Die Wirkung der tiergestützten Therapie basiert auf einem Zusammenspiel von biologischen, psychologischen und sozialen Prozessen, die durch den Kontakt mit Tieren aktiviert werden.

Erklärt die Biophilie unsere Verbindung zu Tieren?

Die vom Soziobiologen Edward O. Wilseon entwickelte Biophilie-Theorie beschreibt die angeborene Neigung des Menschen, eine Bindung zu anderen Lebensformen einzugehen. Vermutlich entwickelte sich diese Affinität, da das Verhalten von Tieren für unsere Vorfahren oft als Indikator für Sicherheit oder Gefahr diente. Das würde erklären, warum Menschen in der Gesellschaft von ruhigen Tieren entspannen. Die tiergestützte Therapie nutzt diesen Effekt, um Patient:innen ein Gefühl von Geborgenheit zu vermitteln und so die Grundlage für therapeutische Prozesse zu schaffen.

Wie reduzieren Tiere Stress?

Der Kontakt mit Tieren reduziert nachweislich Stressreaktionen im Körper. Studien zeigen, dass Stresshormone wie Cortisol abgebaut werden. Gleichzeitig setzt der Körper das Hormon Oxytocin frei, das für Entspannung, Vertrauen und soziale Bindung verantwortlich ist. Besonders stark wird das Oxytozin-System durch angenehmen Körperkontakt aktiviert, etwa wenn die Person einen Hund streichelt. Die hormonellen Veränderungen wirken beruhigend, senken den Blutdruck und verbessern die Fähigkeit, mit belastenden Situationen umzugehen.

Können Tiere unsere Motivation und Lernfähigkeit steigern?

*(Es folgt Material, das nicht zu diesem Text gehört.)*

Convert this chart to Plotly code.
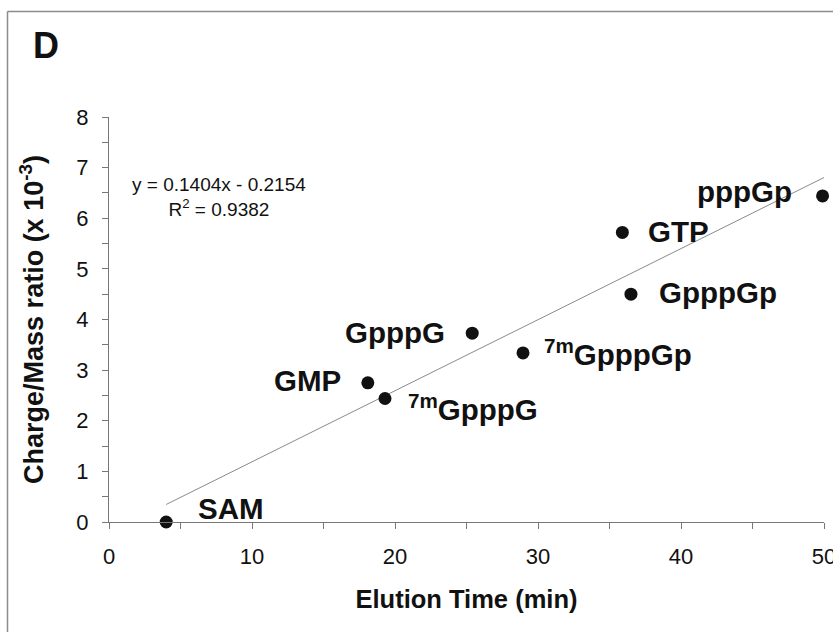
import plotly.graph_objects as go

# Data
names = ["SAM", "GMP", "<sup>7m</sup>GpppG", "GpppG", "<sup>7m</sup>GpppGp", "GTP", "GpppGp", "pppGp"]
elution_time = [4.0, 18.1, 19.3, 25.4, 28.95, 35.9, 36.5, 49.9]
charge_mass = [0.0, 2.75, 2.44, 3.73, 3.34, 5.72, 4.50, 6.44]
slope = 0.1404
intercept = -0.2154
r2 = 0.9382
fit_x = [4.0, 50.0]
fit_y = [slope * v + intercept for v in fit_x]

# label placement styles (pixel offsets from each point)
label_style = {
    "SAM": ("left", 30, 14),
    "GMP": ("right", -25, 2),
    "<sup>7m</sup>GpppG": ("left", 21, -9),
    "GpppG": ("right", -25, 1),
    "<sup>7m</sup>GpppGp": ("left", 19, 0),
    "GTP": ("left", 24, 1),
    "GpppGp": ("left", 26, 2),
    "pppGp": ("right", -29, 4),
}

W, H = 833, 632
ml, mr, mt, mb = 109, 9, 117, 110
pw, ph = W - ml - mr, H - mt - mb

FONT = "Liberation Sans, Arial, Helvetica, sans-serif"
AX = "#777777"

fig = go.Figure()
fig.add_trace(go.Scatter(x=fit_x, y=fit_y, mode="lines",
                         line=dict(color="#8a8a8a", width=1), hoverinfo="skip"))
fig.add_trace(go.Scatter(x=elution_time, y=charge_mass, mode="markers",
                         marker=dict(color="#111111", size=13), cliponaxis=False))

for n, xv, yv in zip(names, elution_time, charge_mass):
    anc, dx, dy = label_style[n]
    fig.add_annotation(x=xv, y=yv, text="<b>" + n + "</b>", showarrow=False,
                       xanchor=anc, yanchor="middle", xshift=dx, yshift=dy,
                       font=dict(family=FONT, size=29.5, color="#111111"))

fig.add_annotation(xref="paper", yref="paper", x=(219 - ml) / pw, y=(H - mb - 197) / ph,
                   text="y = 0.1404x - 0.2154<br>R<sup>2</sup> = %.4f" % r2,
                   showarrow=False, align="center", xanchor="center", yanchor="middle",
                   font=dict(family=FONT, size=19, color="#111111"))

fig.add_annotation(xref="paper", yref="paper", x=(46 - ml) / pw, y=(H - mb - 46) / ph,
                   text="<b>D</b>", showarrow=False, xanchor="center", yanchor="middle",
                   font=dict(family=FONT, size=36, color="#111111"))

# frame lines (left and top)
fx = (7.5 - ml) / pw
fy = (H - mb - 11.5) / ph
fig.add_shape(type="line", xref="paper", yref="paper", x0=fx, x1=fx, y0=fy, y1=-mb / ph - 0.01,
              line=dict(color="#8c8c8c", width=1.5))
fig.add_shape(type="line", xref="paper", yref="paper", x0=fx, x1=1 + mr / pw + 0.01, y0=fy, y1=fy,
              line=dict(color="#8c8c8c", width=1.5))

fig.update_layout(
    width=W, height=H, template=None,
    margin=dict(l=ml, r=mr, t=mt, b=mb, pad=0),
    paper_bgcolor="white", plot_bgcolor="white",
    showlegend=False,
    font=dict(family=FONT, color="#111111"),
)
fig.update_xaxes(range=[0, 50], dtick=10, tick0=0, showgrid=False, zeroline=False,
                 showline=True, linecolor=AX, linewidth=1,
                 ticks="outside", ticklen=6, tickcolor=AX, tickwidth=1,
                 minor=dict(dtick=5, ticks="outside", ticklen=6, tickcolor=AX, tickwidth=1, showgrid=False),
                 tickfont=dict(family=FONT, size=22, color="#111111"),
                 ticklabelstandoff=9, ticklabeloverflow="allow",
                 automargin=False,
                 title=dict(text="<b>Elution Time (min)</b>", font=dict(family=FONT, size=25.5, color="#111111"),
                            standoff=21))
fig.update_yaxes(range=[0, 8], dtick=1, tick0=0, showgrid=False, zeroline=False,
                 showline=True, linecolor=AX, linewidth=1,
                 ticks="outside", ticklen=6, tickcolor=AX, tickwidth=1,
                 minor=dict(dtick=0.5, ticks="outside", ticklen=6, tickcolor=AX, tickwidth=1, showgrid=False),
                 tickfont=dict(family=FONT, size=22, color="#111111"),
                 ticklabelstandoff=9,
                 automargin=False,
                 title=dict(text="<b>Charge/Mass ratio (x 10<sup>-3</sup>)</b>",
                            font=dict(family=FONT, size=27, color="#111111"), standoff=24))

fig.write_html("out.html")
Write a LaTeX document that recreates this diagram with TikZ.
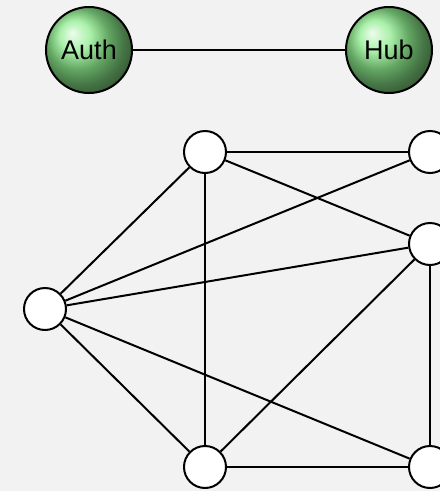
\documentclass[tikz,border=0pt]{standalone}
\usepackage{fontspec}
\setmainfont{Liberation Sans}
\tikzset{
	vertex/.style = {circle, draw, line width=2pt, fill=white, minimum size=42pt, inner sep=0pt},
	role/.style = {circle, draw, line width=2pt, ball color={rgb,255:red,140;green,235;blue,140}, minimum size=86pt, inner sep=0pt, font=\fontsize{27}{30}\selectfont},
	edge/.style = {line width=2pt}
}
\begin{document}
\begin{tikzpicture}[x=1pt, y=-1pt]
	\useasboundingbox[fill={rgb,255:red,242;green,242;blue,242}] (0,0) rectangle (440,491);
	% Nodes
	\node[role] (auth) at (89,50) {Auth};
	\node[role] (hub) at (389,50) {Hub};
	\node[vertex] (top) at (205,152) {};
	\node[vertex] (topright) at (430,152) {};
	\node[vertex] (midright) at (430,244) {};
	\node[vertex] (left) at (45,309) {};
	\node[vertex] (bottom) at (205,467) {};
	\node[vertex] (bottomright) at (430,467) {};

	% Edges
	\draw[edge] (auth) -- (hub);
	\draw[edge] (top) -- (topright);
	\draw[edge] (top) -- (midright);
	\draw[edge] (top) -- (left);
	\draw[edge] (top) -- (bottom);
	\draw[edge] (left) -- (topright);
	\draw[edge] (left) -- (midright);
	\draw[edge] (left) -- (bottom);
	\draw[edge] (left) -- (bottomright);
	\draw[edge] (bottom) -- (bottomright);
	\draw[edge] (bottom) -- (midright);
	\draw[edge] (midright) -- (bottomright);
\end{tikzpicture}
\end{document}
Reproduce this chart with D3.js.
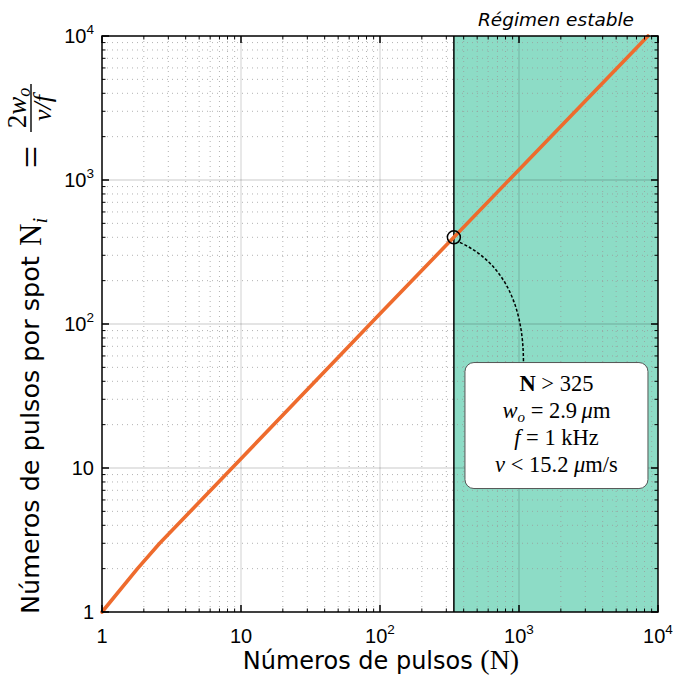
<!DOCTYPE html>
<html><head><meta charset="utf-8">
<script src="https://cdn.jsdelivr.net/npm/d3@7"></script>
<style>body{margin:0;background:#fff}svg{display:block}</style>
</head><body>
<svg id="c" width="673" height="680"></svg>
<script>
// ---- data ----
const pulsesN = [1, 1.8, 2.6, 10, 100, 340, 1000, 8475];
const pulsesPerSpot = [1, 2.0, 3.0, 11.6, 118, 400, 1180, 10000];
const thresholdN = 340;
const thresholdNi = 400;
const decadeTicks = [1, 10, 100, 1000, 10000];
const decadeLabels = [["1", ""], ["10", ""], ["10", "2"], ["10", "3"], ["10", "4"]];
const regionLabel = "Régimen estable";
const xLabelText = "Números de pulsos ";
const yLabelText = "Números de pulsos por spot";
const boxAnchor = [1860, 54];

// ---- layout ----
const L = 102, R = 658, T = 36, B = 612;
const svg = d3.select("#c");
const x = d3.scaleLog().domain([1, 1e4]).range([L, R]);
const y = d3.scaleLog().domain([1, 1e4]).range([B, T]);
const sans = "'DejaVu Sans', sans-serif";
const tickFont = "'Liberation Sans', 'DejaVu Sans', sans-serif";
const serif = "'Liberation Serif', 'DejaVu Serif', serif";

const minor = [];
for (let d = 1; d < 1e4; d *= 10) for (let k = 2; k <= 9; k++) minor.push(d * k);

// green region
svg.append("rect").attr("x", x(thresholdN)).attr("y", T)
  .attr("width", R - x(thresholdN)).attr("height", B - T).attr("fill", "#8ddcc6");

// grids
const g = svg.append("g");
g.selectAll(".mx").data(minor).join("line")
  .attr("x1", d => x(d)).attr("x2", d => x(d)).attr("y1", T).attr("y2", B)
  .attr("stroke", "#9a9a9a").attr("stroke-width", 1).attr("stroke-dasharray", "1,4").attr("opacity", 0.75);
g.selectAll(".my").data(minor).join("line")
  .attr("y1", d => y(d)).attr("y2", d => y(d)).attr("x1", L).attr("x2", R)
  .attr("stroke", "#9a9a9a").attr("stroke-width", 1).attr("stroke-dasharray", "1,4").attr("opacity", 0.75);
g.selectAll(".Mx").data(decadeTicks.slice(1, -1)).join("line")
  .attr("x1", d => x(d)).attr("x2", d => x(d)).attr("y1", T).attr("y2", B)
  .attr("stroke", "#000").attr("stroke-opacity", 0.14).attr("stroke-width", 1.3);
g.selectAll(".My").data(decadeTicks.slice(1, -1)).join("line")
  .attr("y1", d => y(d)).attr("y2", d => y(d)).attr("x1", L).attr("x2", R)
  .attr("stroke", "#000").attr("stroke-opacity", 0.14).attr("stroke-width", 1.3);

// region left border
svg.append("line").attr("x1", x(thresholdN)).attr("x2", x(thresholdN)).attr("y1", T).attr("y2", B)
  .attr("stroke", "#000").attr("stroke-width", 1.5);

// line
const pts = pulsesN.map((n, i) => [n, pulsesPerSpot[i]]);
svg.append("path").datum(pts)
  .attr("d", d3.line().x(d => x(d[0])).y(d => y(d[1])))
  .attr("fill", "none").attr("stroke", "#ee6b2d").attr("stroke-width", 3.6)
  .attr("stroke-linecap", "round").attr("stroke-linejoin", "round");

// marker
const mx = x(thresholdN), my = y(thresholdNi);
svg.append("circle").attr("cx", mx).attr("cy", my).attr("r", 6.5)
  .attr("fill", "none").attr("stroke", "#000").attr("stroke-width", 1.5);

// annotation box
const bx = x(boxAnchor[0]), by = y(boxAnchor[1]);
const bw = 183, bh = 126;
const p = d3.path();
p.moveTo(mx + 6, my + 5);
p.quadraticCurveTo(bx - 33, my + 35, bx - 33, by);
svg.append("path").attr("d", p.toString()).attr("fill", "none")
  .attr("stroke", "#000").attr("stroke-width", 1.5).attr("stroke-dasharray", "3,2");
svg.append("rect").attr("x", bx - bw / 2).attr("y", by).attr("width", bw).attr("height", bh)
  .attr("rx", 9).attr("fill", "#fff").attr("stroke", "#555").attr("stroke-width", 1);

const bt = svg.append("g").attr("font-family", serif).attr("font-size", 22.5).attr("text-anchor", "middle");
let t1 = bt.append("text").attr("x", bx).attr("y", by + 28);
t1.append("tspan").attr("font-weight", "bold").text("N");
t1.append("tspan").text(" > 325");
let t2 = bt.append("text").attr("x", bx).attr("y", by + 55);
t2.append("tspan").attr("font-style", "italic").text("w");
t2.append("tspan").attr("font-style", "italic").attr("font-size", 15).attr("dy", 4).text("o");
t2.append("tspan").attr("dy", -4).text(" = 2.9\u2009");
t2.append("tspan").attr("font-style", "italic").text("μ");
t2.append("tspan").text("m");
let t3 = bt.append("text").attr("x", bx).attr("y", by + 82);
t3.append("tspan").attr("font-style", "italic").text("f");
t3.append("tspan").text(" = 1 kHz");
let t4 = bt.append("text").attr("x", bx).attr("y", by + 109);
t4.append("tspan").attr("font-style", "italic").text("v");
t4.append("tspan").text(" < 15.2 ");
t4.append("tspan").attr("font-style", "italic").text("μ");
t4.append("tspan").text("m/s");

// frame
svg.append("rect").attr("x", L).attr("y", T).attr("width", R - L).attr("height", B - T)
  .attr("fill", "none").attr("stroke", "#000").attr("stroke-width", 1.5);

// ticks (inward, all sides)
const tk = svg.append("g").attr("stroke", "#000");
function ticks(vals, len, w) {
  vals.forEach(v => {
    const px = x(v), py = y(v);
    tk.append("line").attr("x1", px).attr("x2", px).attr("y1", B).attr("y2", B - len).attr("stroke-width", w);
    tk.append("line").attr("x1", px).attr("x2", px).attr("y1", T).attr("y2", T + len).attr("stroke-width", w);
    tk.append("line").attr("y1", py).attr("y2", py).attr("x1", L).attr("x2", L + len).attr("stroke-width", w);
    tk.append("line").attr("y1", py).attr("y2", py).attr("x1", R).attr("x2", R - len).attr("stroke-width", w);
  });
}
ticks(decadeTicks, 7, 1.5);
ticks(minor, 3.5, 1);

// tick labels
const tl = svg.append("g").attr("font-family", tickFont).attr("font-size", 20).attr("fill", "#000");
decadeTicks.forEach((v, i) => {
  const [base, sup] = decadeLabels[i];
  const tx = tl.append("text").attr("x", x(v)).attr("y", B + 31).attr("text-anchor", "middle");
  tx.append("tspan").text(base);
  if (sup) tx.append("tspan").attr("font-size", 13.5).attr("dy", -9).text(sup);
  const ty = tl.append("text").attr("x", L - 8).attr("y", y(v) + 7).attr("text-anchor", "end");
  ty.append("tspan").text(base);
  if (sup) ty.append("tspan").attr("font-size", 13.5).attr("dy", -9).text(sup);
});

// region title
svg.append("text").attr("x", 556).attr("y", 26)
  .attr("text-anchor", "middle").attr("font-family", sans).attr("font-style", "italic")
  .attr("font-size", 18.5).text(regionLabel);

// x label
const xl = svg.append("text").attr("x", 381).attr("y", 669).attr("text-anchor", "middle")
  .attr("font-family", sans).attr("font-size", 24);
xl.append("tspan").text(xLabelText);
xl.append("tspan").attr("font-family", serif).attr("font-size", 28).text("(N)");

// y label (rotated)
const yl = svg.append("g").attr("transform", "translate(39,0) rotate(-90)");
yl.append("text").attr("x", -614).attr("y", 0).attr("font-family", sans).attr("font-size", 25.5).text(yLabelText);
const ym = yl.append("text").attr("x", -246).attr("y", 2).attr("font-family", serif).attr("font-size", 31);
ym.append("tspan").text("N");
ym.append("tspan").attr("font-style", "italic").attr("font-size", 21).attr("dy", 6).text("i");
yl.append("text").attr("x", -157).attr("y", 6).attr("text-anchor", "middle").attr("font-family", serif)
  .attr("font-size", 40).text("=");
// fraction
const fx = -108;
yl.append("text").attr("x", fx).attr("y", -13).attr("text-anchor", "middle").attr("font-family", serif).attr("font-size", 27)
  .call(s => { s.append("tspan").text("2"); s.append("tspan").attr("font-style", "italic").text("w");
    s.append("tspan").attr("font-style", "italic").attr("font-size", 18).attr("dy", 4).text("o"); });
yl.append("line").attr("x1", fx - 24).attr("x2", fx + 24).attr("y1", -8).attr("y2", -8).attr("stroke", "#000").attr("stroke-width", 1.4);
yl.append("text").attr("x", fx).attr("y", 12).attr("text-anchor", "middle").attr("font-family", serif).attr("font-size", 26)
  .attr("font-style", "italic").text("v/f");
</script>
</body></html>
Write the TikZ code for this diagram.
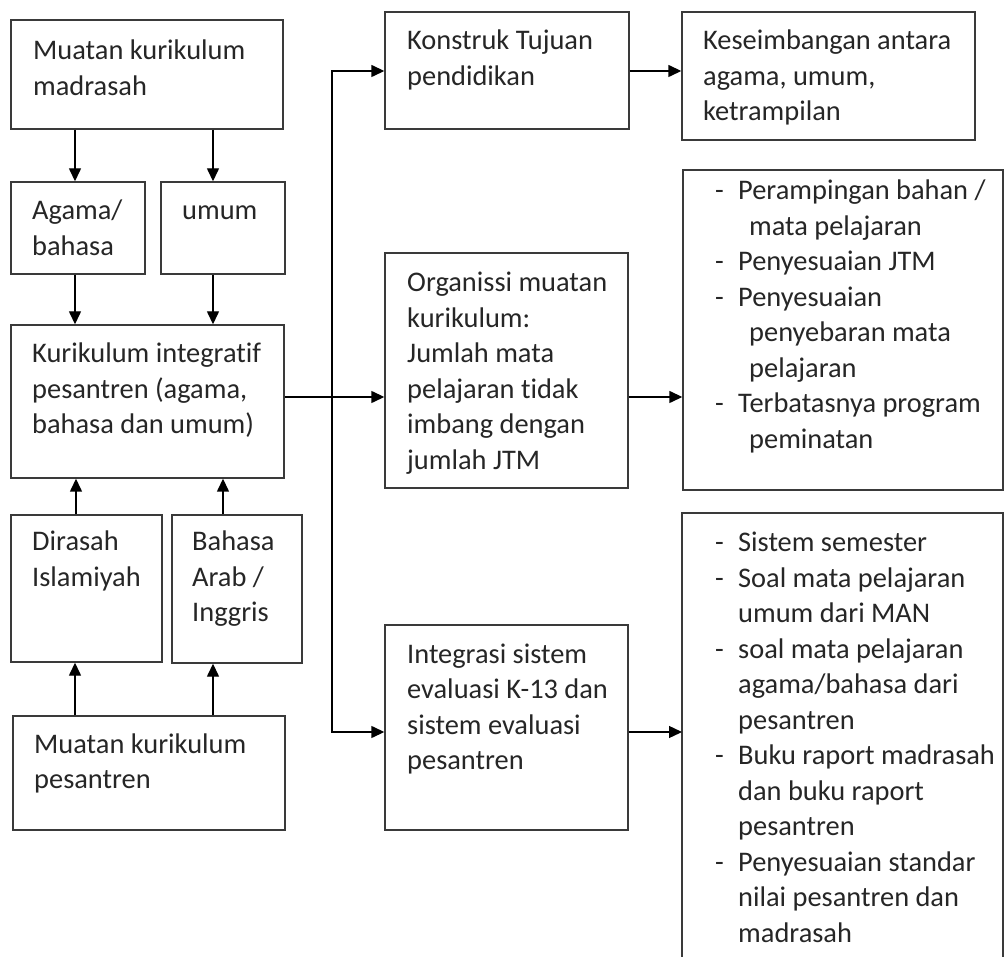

Wurde durch den Kontakt mit Tieren eine stressfreie Umgebung geschaffen, können sich die Patient:innen besser konzentrieren und neue Fähigkeiten entwickeln. Tiere bauen emotionale Blockaden ab und erzeugen eine positive Stimmung. Beides ist essenziell für erfolgreiches Lernen. Als soziale Katalysatoren fördern Tiere darüber hinaus eine offene Haltung gegenüber neuen Erfahrungen. Besonders bedeutsam sind diese Effekte in der Arbeit mit Kindern und in rehabilitativen Maßnahmen.